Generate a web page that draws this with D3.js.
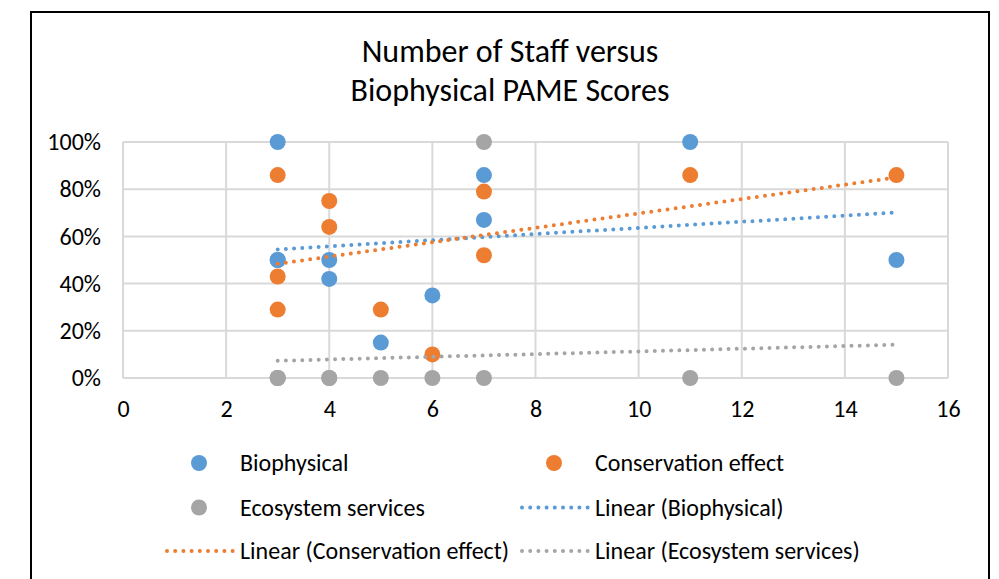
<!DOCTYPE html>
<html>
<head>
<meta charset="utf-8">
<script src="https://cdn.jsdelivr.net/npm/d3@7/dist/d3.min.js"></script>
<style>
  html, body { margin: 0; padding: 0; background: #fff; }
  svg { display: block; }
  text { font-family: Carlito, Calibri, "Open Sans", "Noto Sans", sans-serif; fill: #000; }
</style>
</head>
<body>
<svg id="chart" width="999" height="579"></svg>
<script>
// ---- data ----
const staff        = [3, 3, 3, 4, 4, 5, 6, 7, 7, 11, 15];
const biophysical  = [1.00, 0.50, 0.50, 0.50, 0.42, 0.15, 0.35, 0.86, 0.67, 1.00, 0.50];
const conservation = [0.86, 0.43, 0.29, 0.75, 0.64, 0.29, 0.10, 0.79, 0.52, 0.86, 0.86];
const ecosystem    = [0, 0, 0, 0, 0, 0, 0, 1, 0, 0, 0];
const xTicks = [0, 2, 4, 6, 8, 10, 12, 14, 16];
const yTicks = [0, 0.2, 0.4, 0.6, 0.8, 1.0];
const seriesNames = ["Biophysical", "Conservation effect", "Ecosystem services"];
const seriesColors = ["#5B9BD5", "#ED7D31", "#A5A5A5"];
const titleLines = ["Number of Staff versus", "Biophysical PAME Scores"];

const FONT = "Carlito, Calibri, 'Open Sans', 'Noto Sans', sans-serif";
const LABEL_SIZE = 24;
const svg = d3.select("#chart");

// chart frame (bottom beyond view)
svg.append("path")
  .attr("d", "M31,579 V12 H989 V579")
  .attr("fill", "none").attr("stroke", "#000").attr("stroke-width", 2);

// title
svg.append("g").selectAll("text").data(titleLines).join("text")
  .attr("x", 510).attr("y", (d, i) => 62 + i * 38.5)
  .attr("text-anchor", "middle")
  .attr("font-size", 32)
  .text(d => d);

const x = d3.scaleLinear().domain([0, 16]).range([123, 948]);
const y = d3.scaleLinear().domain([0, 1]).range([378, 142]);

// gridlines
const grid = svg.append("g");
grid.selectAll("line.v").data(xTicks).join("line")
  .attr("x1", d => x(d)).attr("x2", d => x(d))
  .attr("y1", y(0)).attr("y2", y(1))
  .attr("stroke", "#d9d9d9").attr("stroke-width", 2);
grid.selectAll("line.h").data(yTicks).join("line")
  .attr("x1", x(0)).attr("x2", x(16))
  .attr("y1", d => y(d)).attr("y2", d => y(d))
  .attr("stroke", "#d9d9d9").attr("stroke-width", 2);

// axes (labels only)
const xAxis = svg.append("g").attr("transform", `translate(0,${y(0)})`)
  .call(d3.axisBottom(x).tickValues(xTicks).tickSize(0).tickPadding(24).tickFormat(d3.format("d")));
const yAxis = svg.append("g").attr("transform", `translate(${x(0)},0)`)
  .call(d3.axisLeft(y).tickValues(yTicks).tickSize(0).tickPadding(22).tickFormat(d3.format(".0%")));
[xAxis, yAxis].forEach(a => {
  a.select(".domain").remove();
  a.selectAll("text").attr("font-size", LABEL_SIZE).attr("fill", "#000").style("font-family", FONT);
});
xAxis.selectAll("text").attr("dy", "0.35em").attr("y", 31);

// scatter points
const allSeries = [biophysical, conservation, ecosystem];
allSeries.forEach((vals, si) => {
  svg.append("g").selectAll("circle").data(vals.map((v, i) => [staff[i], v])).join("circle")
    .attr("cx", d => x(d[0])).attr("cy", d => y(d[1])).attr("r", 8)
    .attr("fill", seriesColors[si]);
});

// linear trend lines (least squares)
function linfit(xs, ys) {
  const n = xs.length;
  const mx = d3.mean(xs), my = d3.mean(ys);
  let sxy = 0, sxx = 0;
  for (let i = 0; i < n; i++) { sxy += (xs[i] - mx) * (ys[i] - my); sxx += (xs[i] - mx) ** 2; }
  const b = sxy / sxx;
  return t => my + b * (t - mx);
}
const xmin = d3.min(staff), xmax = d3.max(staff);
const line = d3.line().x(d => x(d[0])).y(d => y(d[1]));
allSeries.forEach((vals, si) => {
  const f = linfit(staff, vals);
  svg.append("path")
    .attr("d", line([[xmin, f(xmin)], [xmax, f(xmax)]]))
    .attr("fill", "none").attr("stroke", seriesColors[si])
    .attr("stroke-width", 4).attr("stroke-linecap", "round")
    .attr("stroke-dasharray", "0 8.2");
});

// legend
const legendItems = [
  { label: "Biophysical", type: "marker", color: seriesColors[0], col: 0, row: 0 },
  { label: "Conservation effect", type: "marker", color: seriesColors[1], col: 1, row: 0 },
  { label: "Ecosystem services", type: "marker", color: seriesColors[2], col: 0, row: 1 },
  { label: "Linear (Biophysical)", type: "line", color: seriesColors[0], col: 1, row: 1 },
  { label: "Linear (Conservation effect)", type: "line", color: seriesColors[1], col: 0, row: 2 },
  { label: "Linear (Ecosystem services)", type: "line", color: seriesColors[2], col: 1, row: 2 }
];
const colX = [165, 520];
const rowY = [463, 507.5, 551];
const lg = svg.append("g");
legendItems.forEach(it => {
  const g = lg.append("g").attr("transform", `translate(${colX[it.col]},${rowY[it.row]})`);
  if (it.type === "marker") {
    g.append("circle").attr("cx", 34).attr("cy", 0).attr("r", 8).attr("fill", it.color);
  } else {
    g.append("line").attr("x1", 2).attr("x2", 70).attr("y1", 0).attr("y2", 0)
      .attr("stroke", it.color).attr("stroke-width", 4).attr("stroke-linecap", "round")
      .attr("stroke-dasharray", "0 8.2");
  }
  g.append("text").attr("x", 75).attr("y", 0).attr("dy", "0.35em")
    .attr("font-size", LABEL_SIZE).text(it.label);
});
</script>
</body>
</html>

__WHAT IS EXPECTED__.
All the lines above are to be given again exactly as they read, with the pictures removed.

__SOLUTION TO THE EXERCISE__.
Generate a web page that draws this with D3.js.
<!DOCTYPE html>
<html>
<head>
<meta charset="utf-8">
<script src="https://cdn.jsdelivr.net/npm/d3@7/dist/d3.min.js"></script>
<style>
  html, body { margin: 0; padding: 0; background: #fff; }
  svg { display: block; }
  text { font-family: Carlito, Calibri, "Open Sans", "Noto Sans", sans-serif; fill: #000; }
</style>
</head>
<body>
<svg id="chart" width="999" height="579"></svg>
<script>
// ---- data ----
const staff        = [3, 3, 3, 4, 4, 5, 6, 7, 7, 11, 15];
const biophysical  = [1.00, 0.50, 0.50, 0.50, 0.42, 0.15, 0.35, 0.86, 0.67, 1.00, 0.50];
const conservation = [0.86, 0.43, 0.29, 0.75, 0.64, 0.29, 0.10, 0.79, 0.52, 0.86, 0.86];
const ecosystem    = [0, 0, 0, 0, 0, 0, 0, 1, 0, 0, 0];
const xTicks = [0, 2, 4, 6, 8, 10, 12, 14, 16];
const yTicks = [0, 0.2, 0.4, 0.6, 0.8, 1.0];
const seriesNames = ["Biophysical", "Conservation effect", "Ecosystem services"];
const seriesColors = ["#5B9BD5", "#ED7D31", "#A5A5A5"];
const titleLines = ["Number of Staff versus", "Biophysical PAME Scores"];

const FONT = "Carlito, Calibri, 'Open Sans', 'Noto Sans', sans-serif";
const LABEL_SIZE = 24;
const svg = d3.select("#chart");

// chart frame (bottom beyond view)
svg.append("path")
  .attr("d", "M31,579 V12 H989 V579")
  .attr("fill", "none").attr("stroke", "#000").attr("stroke-width", 2);

// title
svg.append("g").selectAll("text").data(titleLines).join("text")
  .attr("x", 510).attr("y", (d, i) => 62 + i * 38.5)
  .attr("text-anchor", "middle")
  .attr("font-size", 32)
  .text(d => d);

const x = d3.scaleLinear().domain([0, 16]).range([123, 948]);
const y = d3.scaleLinear().domain([0, 1]).range([378, 142]);

// gridlines
const grid = svg.append("g");
grid.selectAll("line.v").data(xTicks).join("line")
  .attr("x1", d => x(d)).attr("x2", d => x(d))
  .attr("y1", y(0)).attr("y2", y(1))
  .attr("stroke", "#d9d9d9").attr("stroke-width", 2);
grid.selectAll("line.h").data(yTicks).join("line")
  .attr("x1", x(0)).attr("x2", x(16))
  .attr("y1", d => y(d)).attr("y2", d => y(d))
  .attr("stroke", "#d9d9d9").attr("stroke-width", 2);

// axes (labels only)
const xAxis = svg.append("g").attr("transform", `translate(0,${y(0)})`)
  .call(d3.axisBottom(x).tickValues(xTicks).tickSize(0).tickPadding(24).tickFormat(d3.format("d")));
const yAxis = svg.append("g").attr("transform", `translate(${x(0)},0)`)
  .call(d3.axisLeft(y).tickValues(yTicks).tickSize(0).tickPadding(22).tickFormat(d3.format(".0%")));
[xAxis, yAxis].forEach(a => {
  a.select(".domain").remove();
  a.selectAll("text").attr("font-size", LABEL_SIZE).attr("fill", "#000").style("font-family", FONT);
});
xAxis.selectAll("text").attr("dy", "0.35em").attr("y", 31);

// scatter points
const allSeries = [biophysical, conservation, ecosystem];
allSeries.forEach((vals, si) => {
  svg.append("g").selectAll("circle").data(vals.map((v, i) => [staff[i], v])).join("circle")
    .attr("cx", d => x(d[0])).attr("cy", d => y(d[1])).attr("r", 8)
    .attr("fill", seriesColors[si]);
});

// linear trend lines (least squares)
function linfit(xs, ys) {
  const n = xs.length;
  const mx = d3.mean(xs), my = d3.mean(ys);
  let sxy = 0, sxx = 0;
  for (let i = 0; i < n; i++) { sxy += (xs[i] - mx) * (ys[i] - my); sxx += (xs[i] - mx) ** 2; }
  const b = sxy / sxx;
  return t => my + b * (t - mx);
}
const xmin = d3.min(staff), xmax = d3.max(staff);
const line = d3.line().x(d => x(d[0])).y(d => y(d[1]));
allSeries.forEach((vals, si) => {
  const f = linfit(staff, vals);
  svg.append("path")
    .attr("d", line([[xmin, f(xmin)], [xmax, f(xmax)]]))
    .attr("fill", "none").attr("stroke", seriesColors[si])
    .attr("stroke-width", 4).attr("stroke-linecap", "round")
    .attr("stroke-dasharray", "0 8.2");
});

// legend
const legendItems = [
  { label: "Biophysical", type: "marker", color: seriesColors[0], col: 0, row: 0 },
  { label: "Conservation effect", type: "marker", color: seriesColors[1], col: 1, row: 0 },
  { label: "Ecosystem services", type: "marker", color: seriesColors[2], col: 0, row: 1 },
  { label: "Linear (Biophysical)", type: "line", color: seriesColors[0], col: 1, row: 1 },
  { label: "Linear (Conservation effect)", type: "line", color: seriesColors[1], col: 0, row: 2 },
  { label: "Linear (Ecosystem services)", type: "line", color: seriesColors[2], col: 1, row: 2 }
];
const colX = [165, 520];
const rowY = [463, 507.5, 551];
const lg = svg.append("g");
legendItems.forEach(it => {
  const g = lg.append("g").attr("transform", `translate(${colX[it.col]},${rowY[it.row]})`);
  if (it.type === "marker") {
    g.append("circle").attr("cx", 34).attr("cy", 0).attr("r", 8).attr("fill", it.color);
  } else {
    g.append("line").attr("x1", 2).attr("x2", 70).attr("y1", 0).attr("y2", 0)
      .attr("stroke", it.color).attr("stroke-width", 4).attr("stroke-linecap", "round")
      .attr("stroke-dasharray", "0 8.2");
  }
  g.append("text").attr("x", 75).attr("y", 0).attr("dy", "0.35em")
    .attr("font-size", LABEL_SIZE).text(it.label);
});
</script>
</body>
</html>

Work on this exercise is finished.